Direction
Return the lines that follow, exactly as they appear, from the first through the one containing "from matplotlib.patches import Rectangle"; no pictures are to be included.

Data shown
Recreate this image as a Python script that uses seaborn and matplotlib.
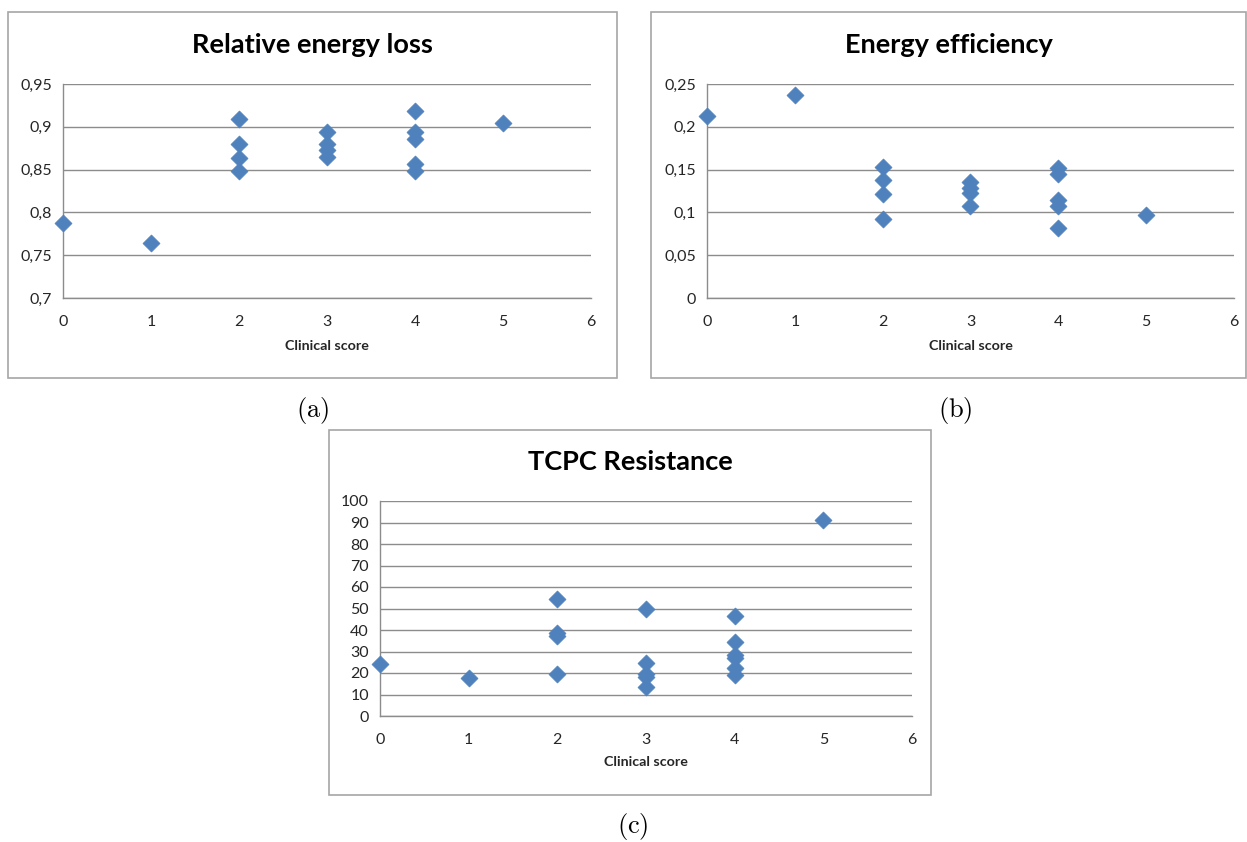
import matplotlib
matplotlib.use("Agg")
import matplotlib.pyplot as plt
import seaborn as sns
import pandas as pd
from matplotlib.patches import Rectangle

# ---------------- data ----------------
score_a = [0, 1, 2, 2, 2, 2, 3, 3, 3, 3, 4, 4, 4, 4, 4, 5]
loss_a = [0.788, 0.764, 0.909, 0.880, 0.863, 0.848, 0.894, 0.880, 0.873, 0.865,
          0.918, 0.894, 0.886, 0.856, 0.848, 0.905]

score_b = [0, 1, 2, 2, 2, 2, 3, 3, 3, 3, 4, 4, 4, 4, 4, 5]
eff_b = [0.213, 0.237, 0.153, 0.138, 0.122, 0.092, 0.136, 0.129, 0.123, 0.107,
         0.152, 0.145, 0.115, 0.108, 0.082, 0.097]

score_c = [0, 1, 2, 2, 2, 2, 3, 3, 3, 3, 3, 4, 4, 4, 4, 4, 4, 5]
res_c = [24.1, 17.6, 54.2, 38.4, 37.2, 19.5, 50.0, 24.8, 19.5, 18.3, 13.3,
         46.4, 34.5, 28.5, 26.8, 22.4, 19.2, 91.0]

titles = ["Relative energy loss", "Energy efficiency", "TCPC Resistance"]
captions = ["(a)", "(b)", "(c)"]
xlabel = "Clinical score"
xticks = [0, 1, 2, 3, 4, 5, 6]
yticks_a = [0.7, 0.75, 0.8, 0.85, 0.9, 0.95]
yticklabels_a = ["0,7", "0,75", "0,8", "0,85", "0,9", "0,95"]
yticks_b = [0, 0.05, 0.1, 0.15, 0.2, 0.25]
yticklabels_b = ["0", "0,05", "0,1", "0,15", "0,2", "0,25"]
yticks_c = [0, 10, 20, 30, 40, 50, 60, 70, 80, 90, 100]
yticklabels_c = [str(v) for v in yticks_c]

# ---------------- style ----------------
sns.set_theme(style="white")
plt.rcParams["font.family"] = ["Lato", "DejaVu Sans"]
plt.rcParams["mathtext.fontset"] = "cm"

W, H = 1247, 842
fig = plt.figure(figsize=(W / 100, H / 100), dpi=100)
fig.patch.set_facecolor("white")

MARK = "#4F81BD"
GRID = "#8C8C8C"
BOX = "#A6A6A6"
TXT = "#262626"


def rect(l, r, t, b):
    return [l / W, 1 - b / H, (r - l) / W, (b - t) / H]


def frame(l, r, t, b):
    fig.patches.append(Rectangle((l / W, 1 - b / H), (r - l) / W, (b - t) / H,
                                 transform=fig.transFigure, fill=False,
                                 edgecolor=BOX, linewidth=1.2))


panels = [
    dict(box=(8, 617, 12, 378), ax=(63, 591, 84, 298), x=score_a, y=loss_a,
         yt=yticks_a, ytl=yticklabels_a, title_y=45, xl_y=346, cap=(313, 411)),
    dict(box=(651, 1246, 12, 378), ax=(707, 1234, 84, 298), x=score_b, y=eff_b,
         yt=yticks_b, ytl=yticklabels_b, title_y=45, xl_y=346, cap=(955, 411)),
    dict(box=(329, 931, 430, 795), ax=(380, 912, 501, 716), x=score_c, y=res_c,
         yt=yticks_c, ytl=yticklabels_c, title_y=462, xl_y=762, cap=(633, 826)),
]

for i, p in enumerate(panels):
    frame(*p["box"])
    l, r, t, b = p["ax"]
    ax = fig.add_axes(rect(l, r, t, b))
    df = pd.DataFrame({"score": p["x"], "value": p["y"]})
    sns.scatterplot(data=df, x="score", y="value", ax=ax, marker="D", s=75,
                    color=MARK, edgecolor=MARK, linewidth=0.5, clip_on=False,
                    zorder=5)
    ax.set_xlim(0, 6)
    ax.set_ylim(p["yt"][0], p["yt"][-1])
    ax.set_xticks(xticks)
    ax.set_xticklabels([str(v) for v in xticks])
    ax.set_yticks(p["yt"])
    ax.set_yticklabels(p["ytl"])
    ax.set_xlabel("")
    ax.set_ylabel("")
    ax.set_facecolor("none")
    for s in ["top", "right"]:
        ax.spines[s].set_visible(False)
    for s in ["left", "bottom"]:
        ax.spines[s].set_color(GRID)
        ax.spines[s].set_linewidth(1.0)
    ax.yaxis.grid(True, color=GRID, linewidth=1.0)
    ax.set_axisbelow(True)
    ax.tick_params(axis="both", direction="out", length=5, width=1.0,
                   color=GRID, labelsize=11.5, labelcolor=TXT, pad=3)
    ax.tick_params(axis="x", pad=7)

    bl, br, bt, bb = p["box"]
    fig.text(((bl + br) / 2) / W, 1 - p["title_y"] / H, titles[i],
             ha="center", va="center", fontsize=19.5, fontweight="bold", color="black")
    fig.text(((l + r) / 2) / W, 1 - p["xl_y"] / H, xlabel,
             ha="center", va="center", fontsize=10.3, fontweight="bold", color=TXT)
    cx, cy = p["cap"]
    fig.text(cx / W, 1 - cy / H, r"$\mathrm{" + captions[i] + "}$",
             ha="center", va="center", fontsize=19, color="black")

fig.savefig("out.png", dpi=100, facecolor="white")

Finished exercise
Recreate this image as a Python script that uses seaborn and matplotlib.
import matplotlib
matplotlib.use("Agg")
import matplotlib.pyplot as plt
import seaborn as sns
import pandas as pd
from matplotlib.patches import Rectangle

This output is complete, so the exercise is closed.